Whatever the differences in the process, Abdurrahman, like Estrada, is a democratically elected president, and faces removal from office before the end of his term. In both cases, impeachment action sprang from essentially similar causes: involvement in corruption scandals, erratic leadership and incompetence.

The Indonesian legislature (DPR) voted for impeachment even though the solicitor general had cleared Abdurrahman of two financial scandals. The first involved the siphoning of US$4 million from the state food agency, and the other involved alleged misuse of a $2-million donation from the Sultan of Brunei.

The solicitor general found no evidence that Abdurrahman personally benefited from the transactions. But this did not prevent Abdurrahman's opponents from getting DPR to vote for initiating impeachment action. They are holding him responsible for the chaotic state of affairs in Indonesia.

Abdurrahman has few options left to avoid removal from office. Indonesia is in turmoil. It is wracked by ethnic and separatist conflicts. Economic reform has stagnated. The DPR is fractured by political infighting. Abdurrahman is politically isolated. On the day parliament voted to begin impeachment proceedings, Abdurrahman's backers tried to storm parliament.

The President is a Muslim cleric with a large constituency in East Java where mobs have attacked churches and public places to protest moves to impeach him in Jakarta.

Unless a compromise formula is found within the next two months to break the political gridlock, the assembly is poised to dismiss Abdurrahman and transfer power to his rival, Vice President Megawati Soekarnoputri.

That Estrada was replaced by a woman vice president, Gloria Macapagal-Arroyo, and that Abdurrahman is likely to be replaced by Megawati, is pure coincidence. Political dynamics in the Philippines and Indonesia are different, although both crises mark trials of their democracies.

Megawati's party, the Indonesian Democratic Party of Struggle (PDI Perjuangan) holds the most number of seats in the DPR. Abdurrahman's party has only 10 percent of the seats. Despite this, he won the presidency against Megawati by cobbling together a majority alliance with other parties. But this time, Abdurrahman, who is partly blind, has lost the support of his allies in DPR mainly after having a running battle with them and at one time calling them "a bunch of kindergartens."
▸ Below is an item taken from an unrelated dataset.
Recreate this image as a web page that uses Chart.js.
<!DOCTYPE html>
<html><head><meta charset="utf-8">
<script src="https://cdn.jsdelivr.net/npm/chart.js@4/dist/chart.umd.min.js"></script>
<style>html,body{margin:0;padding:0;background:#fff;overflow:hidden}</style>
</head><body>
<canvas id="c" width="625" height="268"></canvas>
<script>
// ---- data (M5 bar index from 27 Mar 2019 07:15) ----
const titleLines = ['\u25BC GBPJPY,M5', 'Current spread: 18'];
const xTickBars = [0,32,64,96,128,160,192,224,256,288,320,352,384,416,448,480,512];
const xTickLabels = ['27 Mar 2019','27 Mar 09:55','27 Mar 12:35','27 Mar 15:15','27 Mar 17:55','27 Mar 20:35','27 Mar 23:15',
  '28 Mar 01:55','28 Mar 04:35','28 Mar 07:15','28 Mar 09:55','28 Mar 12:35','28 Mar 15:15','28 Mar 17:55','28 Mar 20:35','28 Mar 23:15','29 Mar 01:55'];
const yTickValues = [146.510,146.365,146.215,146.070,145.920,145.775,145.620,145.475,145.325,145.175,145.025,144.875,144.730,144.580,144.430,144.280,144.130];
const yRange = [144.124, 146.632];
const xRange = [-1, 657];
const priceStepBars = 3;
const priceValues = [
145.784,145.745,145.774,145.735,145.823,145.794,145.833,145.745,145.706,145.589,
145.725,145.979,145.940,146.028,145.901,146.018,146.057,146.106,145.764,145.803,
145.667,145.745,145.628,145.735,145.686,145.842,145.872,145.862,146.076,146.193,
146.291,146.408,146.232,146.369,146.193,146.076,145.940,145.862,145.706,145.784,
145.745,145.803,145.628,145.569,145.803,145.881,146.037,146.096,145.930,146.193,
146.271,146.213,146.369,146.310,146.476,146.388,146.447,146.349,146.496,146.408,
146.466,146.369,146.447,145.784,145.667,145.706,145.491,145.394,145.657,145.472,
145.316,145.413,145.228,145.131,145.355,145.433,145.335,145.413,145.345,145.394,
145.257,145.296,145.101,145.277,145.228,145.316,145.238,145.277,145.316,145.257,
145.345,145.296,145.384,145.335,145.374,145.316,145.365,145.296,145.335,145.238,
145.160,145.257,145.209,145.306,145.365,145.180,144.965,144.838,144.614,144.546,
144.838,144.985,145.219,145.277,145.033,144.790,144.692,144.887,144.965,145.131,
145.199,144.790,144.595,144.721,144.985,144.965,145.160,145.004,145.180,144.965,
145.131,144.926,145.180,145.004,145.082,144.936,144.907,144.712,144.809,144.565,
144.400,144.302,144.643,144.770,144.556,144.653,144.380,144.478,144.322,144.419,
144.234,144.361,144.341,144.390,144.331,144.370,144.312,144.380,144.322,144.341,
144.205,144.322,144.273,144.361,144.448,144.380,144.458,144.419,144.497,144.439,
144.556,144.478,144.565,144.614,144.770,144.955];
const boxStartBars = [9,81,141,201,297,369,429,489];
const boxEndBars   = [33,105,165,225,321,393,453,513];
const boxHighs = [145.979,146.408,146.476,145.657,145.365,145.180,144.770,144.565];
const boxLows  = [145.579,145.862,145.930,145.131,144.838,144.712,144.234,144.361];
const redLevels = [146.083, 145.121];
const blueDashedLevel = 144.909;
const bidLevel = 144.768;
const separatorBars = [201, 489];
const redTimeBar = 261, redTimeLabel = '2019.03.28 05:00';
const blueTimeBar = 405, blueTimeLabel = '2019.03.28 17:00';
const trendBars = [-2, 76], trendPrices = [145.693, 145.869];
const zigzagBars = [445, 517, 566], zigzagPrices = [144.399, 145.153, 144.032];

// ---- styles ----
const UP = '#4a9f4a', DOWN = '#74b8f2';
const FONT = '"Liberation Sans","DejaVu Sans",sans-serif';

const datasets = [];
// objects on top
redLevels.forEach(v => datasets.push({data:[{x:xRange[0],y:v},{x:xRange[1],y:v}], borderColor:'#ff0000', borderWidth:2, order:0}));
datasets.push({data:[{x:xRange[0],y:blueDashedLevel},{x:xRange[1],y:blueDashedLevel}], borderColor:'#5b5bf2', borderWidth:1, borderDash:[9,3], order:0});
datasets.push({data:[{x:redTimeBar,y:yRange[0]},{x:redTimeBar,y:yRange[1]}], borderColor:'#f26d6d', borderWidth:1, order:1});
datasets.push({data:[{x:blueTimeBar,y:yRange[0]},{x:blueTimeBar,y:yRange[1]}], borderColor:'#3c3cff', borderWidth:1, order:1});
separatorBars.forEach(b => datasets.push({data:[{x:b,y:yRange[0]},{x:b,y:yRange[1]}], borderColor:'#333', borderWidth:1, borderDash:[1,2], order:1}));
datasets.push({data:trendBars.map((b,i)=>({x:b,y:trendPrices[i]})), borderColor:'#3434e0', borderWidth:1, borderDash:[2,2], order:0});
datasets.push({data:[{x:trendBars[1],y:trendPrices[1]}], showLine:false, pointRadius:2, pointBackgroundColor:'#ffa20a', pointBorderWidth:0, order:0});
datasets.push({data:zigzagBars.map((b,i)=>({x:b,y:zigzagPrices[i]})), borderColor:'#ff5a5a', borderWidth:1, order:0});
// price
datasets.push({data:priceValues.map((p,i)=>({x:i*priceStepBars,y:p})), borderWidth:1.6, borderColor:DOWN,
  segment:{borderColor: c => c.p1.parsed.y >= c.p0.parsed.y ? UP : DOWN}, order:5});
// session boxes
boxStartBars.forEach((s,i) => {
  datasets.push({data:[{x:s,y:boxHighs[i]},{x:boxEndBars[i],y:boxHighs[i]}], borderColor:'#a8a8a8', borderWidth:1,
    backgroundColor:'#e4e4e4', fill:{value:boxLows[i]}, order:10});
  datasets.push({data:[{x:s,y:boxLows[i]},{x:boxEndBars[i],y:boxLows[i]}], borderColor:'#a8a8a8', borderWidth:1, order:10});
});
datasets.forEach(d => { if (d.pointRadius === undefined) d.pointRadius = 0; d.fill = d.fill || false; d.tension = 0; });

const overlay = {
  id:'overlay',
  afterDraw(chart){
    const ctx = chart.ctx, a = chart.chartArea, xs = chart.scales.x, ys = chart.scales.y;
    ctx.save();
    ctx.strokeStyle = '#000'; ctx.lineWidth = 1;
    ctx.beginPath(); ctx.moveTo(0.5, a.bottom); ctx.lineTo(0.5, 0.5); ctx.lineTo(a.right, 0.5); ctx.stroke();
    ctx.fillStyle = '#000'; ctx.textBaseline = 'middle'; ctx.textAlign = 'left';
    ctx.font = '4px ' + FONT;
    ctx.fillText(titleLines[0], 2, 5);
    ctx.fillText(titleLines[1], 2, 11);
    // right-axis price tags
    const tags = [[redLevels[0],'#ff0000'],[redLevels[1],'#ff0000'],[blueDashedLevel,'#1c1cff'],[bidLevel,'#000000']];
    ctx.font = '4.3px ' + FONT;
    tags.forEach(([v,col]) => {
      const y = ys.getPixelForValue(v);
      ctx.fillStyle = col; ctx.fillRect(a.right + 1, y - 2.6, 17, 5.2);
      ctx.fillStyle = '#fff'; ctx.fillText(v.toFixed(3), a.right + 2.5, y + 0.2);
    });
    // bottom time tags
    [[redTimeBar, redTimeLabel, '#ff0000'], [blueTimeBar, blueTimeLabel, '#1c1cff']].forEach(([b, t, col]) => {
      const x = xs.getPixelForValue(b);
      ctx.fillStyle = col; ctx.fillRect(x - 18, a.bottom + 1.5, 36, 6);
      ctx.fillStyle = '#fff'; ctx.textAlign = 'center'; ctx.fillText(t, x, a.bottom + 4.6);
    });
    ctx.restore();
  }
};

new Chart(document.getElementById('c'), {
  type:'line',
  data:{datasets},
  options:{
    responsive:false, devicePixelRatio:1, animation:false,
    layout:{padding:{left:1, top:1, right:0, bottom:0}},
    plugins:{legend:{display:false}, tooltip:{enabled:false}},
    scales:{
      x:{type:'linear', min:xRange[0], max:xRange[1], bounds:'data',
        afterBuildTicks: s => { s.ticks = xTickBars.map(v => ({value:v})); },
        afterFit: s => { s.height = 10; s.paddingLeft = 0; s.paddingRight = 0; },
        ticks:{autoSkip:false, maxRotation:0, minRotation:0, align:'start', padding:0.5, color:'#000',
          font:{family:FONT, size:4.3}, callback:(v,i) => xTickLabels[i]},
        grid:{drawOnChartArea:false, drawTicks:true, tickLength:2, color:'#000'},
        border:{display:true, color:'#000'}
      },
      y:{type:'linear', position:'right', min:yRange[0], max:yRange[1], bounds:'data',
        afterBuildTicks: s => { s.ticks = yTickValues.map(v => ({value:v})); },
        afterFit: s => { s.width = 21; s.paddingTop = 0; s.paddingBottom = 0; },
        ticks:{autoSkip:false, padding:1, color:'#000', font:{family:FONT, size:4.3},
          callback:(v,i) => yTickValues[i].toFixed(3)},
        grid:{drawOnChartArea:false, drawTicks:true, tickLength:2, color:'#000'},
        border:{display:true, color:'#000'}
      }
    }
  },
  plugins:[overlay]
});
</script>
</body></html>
Abdurrahman who, like Estrada, has insisted that he is innocent of the charges and that attempts to remove him are unconstitutional, has tried to stave off impeachment by threatening to declare a state of emergency. Such a declaration would allow him to disband the DPR and call for snap elections. He abandoned the plan after military leaders, his own security minister and some members of his Cabinet told him that they would not support it and that it would spark widespread violence.

The impasse has tempted the military to take a front-line role as powerbrokers after the generals had taken the backseat following the resignation of President Suharto two years ago. Although the Indonesian army has a long record of political intervention, its pivotal role in withdrawing support from Abdurrahman illustrates the point that when democratic institutions are fragile, military intervention is crucial to the life and death of governments, regardless of whether presidents are democratically elected.

Essentially, the Philippine people power crisis and the Indonesian crisis are about changing leaders either through elaborate impeachment trial or a simpler referendum by the MPR. Both underline the instability of the older Philippine democracy and the younger Indonesian democracy.

Their institutional foundations remain fragile.